The goal is not to build as many pages as possible. The goal is to give each major customer need a clear destination.
What Should a PPC Landing Page Include?
A strong landing page should quickly confirm that the visitor is in the right place.
It should explain:
- What the service includes
- Who needs it
- The areas the company serves
- What the customer should expect
- Why the business is qualified
- Reviews and other social proof
- How to call, book, or request an estimate
Reviews matter because they reduce uncertainty. A customer may already believe you offer the service, but they still need a reason to trust you with the job.
Use reviews that relate to the service whenever possible. A water heater repair page is stronger when it includes feedback from customers who hired the company for water heater work, not only general reviews pulled from elsewhere on the site.

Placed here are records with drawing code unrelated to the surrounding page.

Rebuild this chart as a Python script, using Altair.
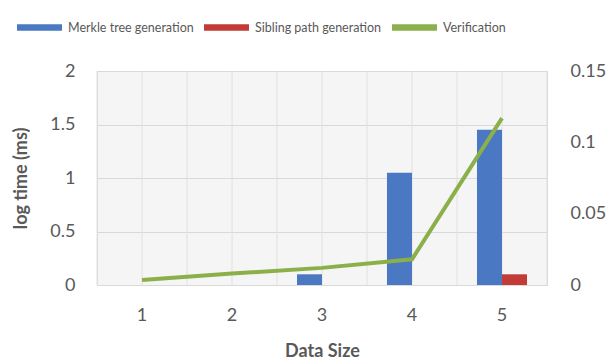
import altair as alt
import pandas as pd

sizes = ["1", "2", "3", "4", "5"]
merkle = [0.0, 0.0, 0.1, 1.05, 1.45]
sibling = [0.0, 0.0, 0.0, 0.0, 0.1]
verification = [0.0035, 0.008, 0.012, 0.018, 0.117]
series_names = ["Merkle tree generation", "Sibling path generation", "Verification"]
colors = ["#4a78c2", "#c23b36", "#8bb04a"]
left_ticks = [0, 0.5, 1, 1.5, 2]
right_ticks = [0, 0.05, 0.1, 0.15]
grid_pos = [0, 0.5, 1, 1.5, 2, 2.5, 3, 3.5, 4, 4.5, 5]

bars_df = pd.DataFrame(
    {
        "size": sizes * 2,
        "series": [series_names[0]] * 5 + [series_names[1]] * 5,
        "value": merkle + sibling,
    }
)
line_df = pd.DataFrame({"size": sizes, "series": [series_names[2]] * 5, "value": verification})
grid_df = pd.DataFrame({"g": grid_pos})

TXT = "#595959"
FONT = "Lato"

RECT = "M-1,-0.14L1,-0.14L1,0.14L-1,0.14Z"

color = alt.Color(
    "series:N",
    scale=alt.Scale(domain=series_names, range=colors),
    legend=alt.Legend(
        orient="none",
        legendX=-80,
        legendY=-66,
        direction="horizontal",
        columns=3,
        title=None,
        symbolType=RECT,
        symbolSize=2025,
        symbolStrokeWidth=0,
        labelFontSize=12.5,
        labelFont=FONT,
        labelColor=TXT,
        labelOffset=6,
        columnPadding=10,
    ),
)

band = alt.Scale(domain=sizes, paddingInner=0.444, paddingOuter=0.222)

rules = alt.Chart(grid_df).mark_rule(color="#e0e0e0", strokeWidth=1).encode(
    x=alt.X("g:Q", scale=alt.Scale(domain=[0, 5], nice=False, zero=False), axis=None)
)

bars = alt.Chart(bars_df).mark_bar().encode(
    x=alt.X(
        "size:N",
        scale=band,
        sort=sizes,
        axis=alt.Axis(
            title="Data Size",
            labelAngle=0,
            labelFontSize=18,
            labelColor=TXT,
            labelFont=FONT,
            labelPadding=21,
            ticks=False,
            domain=False,
            grid=False,
            titleFontSize=18,
            titleFont=FONT,
            titleFontWeight="bold",
            titleColor=TXT,
            titlePadding=18,
        ),
    ),
    xOffset=alt.XOffset("series:N", scale=alt.Scale(domain=series_names[:2])),
    y=alt.Y(
        "value:Q",
        scale=alt.Scale(domain=[0, 2], nice=False),
        axis=alt.Axis(
            title="log time (ms)",
            values=left_ticks,
            format="~g",
            labelFontSize=18,
            labelColor=TXT,
            labelFont=FONT,
            labelPadding=22,
            ticks=False,
            domain=False,
            grid=True,
            gridColor="#d9d9d9",
            titleFontSize=18,
            titleFont=FONT,
            titleFontWeight="bold",
            titleColor=TXT,
            titlePadding=19,
        ),
    ),
    color=color,
)

line = alt.Chart(line_df).mark_line(strokeWidth=4).encode(
    x=alt.X("size:N", scale=band, sort=sizes, axis=None),
    y=alt.Y(
        "value:Q",
        scale=alt.Scale(domain=[0, 0.15], nice=False),
        axis=alt.Axis(
            title=None,
            orient="right",
            values=right_ticks,
            format=".2~f",
            labelFontSize=18,
            labelColor=TXT,
            labelFont=FONT,
            labelPadding=23,
            ticks=False,
            domain=False,
            grid=False,
        ),
    ),
    color=color,
)

chart = (
    alt.layer(rules, bars, line)
    .resolve_scale(x="independent", y="independent")
    .properties(
        width=450,
        height=214,
        autosize=alt.AutoSizeParams(type="none"),
        padding={"left": 97, "top": 71, "right": 67, "bottom": 76},
        background="white",
    )
    .configure_view(fill="#f5f5f5", stroke="#d9d9d9")
)

chart.save("out.html", embed_options={"renderer": "svg", "actions": False})
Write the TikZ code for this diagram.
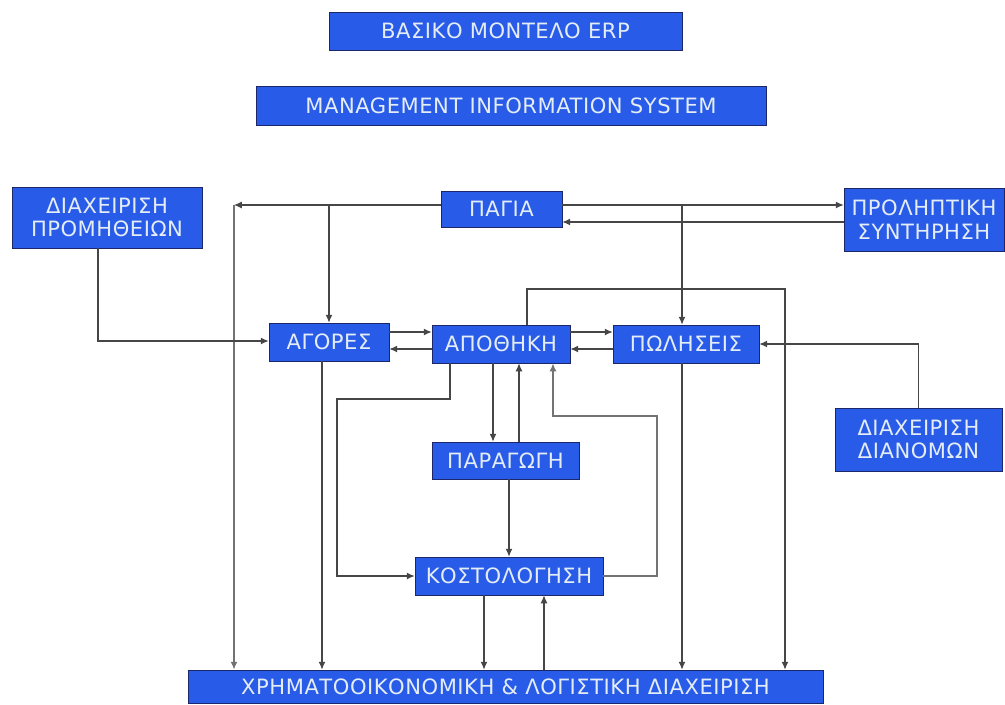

The page should also work well on a phone.
Many home-service searches happen while someone is dealing with a leaking pipe, broken furnace, or electrical problem. That customer is not interested in hunting through menus or filling out a long form.
The page does not need to be fancy. It needs to be clear, relevant, trustworthy, and easy to act on.
Why Is Skipping Service Pages a False Economy?
Service pages cost money to write, design, and build. That makes them an easy target when a business owner wants to reduce the upfront cost of a campaign.
But PPC spending continues every month.
A business may save once by skipping the page, then repeatedly pay for that decision through weaker ad performance, lower conversion rates, and more expensive leads.
The website and the campaign are not separate investments. The website is part of the campaign.
A cheaper website is not a bargain if it forces you to buy more traffic to get the same number of leads.
What Does Google’s “Strongest Match” Test Tell Us?
Google is testing labels that identify some Search ads as a “Strongest match” or “Strong match” for the user’s search.
The test may change or disappear, and Google has not shown that dedicated service pages directly earn the label.
Still, the experiment reinforces the larger point. Google cares about the connection between the search, the ad, and the page customers reach after clicking.
That is another reason to stop postponing the pages your campaign already needs.
What Should You Do Now?
Review every major service you advertise and ask:
- Does the ad match what the customer searched for?
- Does the click lead to a page focused on that service?
- Does the page make it easy to understand the offer and take action?
Start with the services receiving the most ad spend or producing the most valuable jobs.
Build those pages first.
When you pay for a specific search, send the customer to a specific page.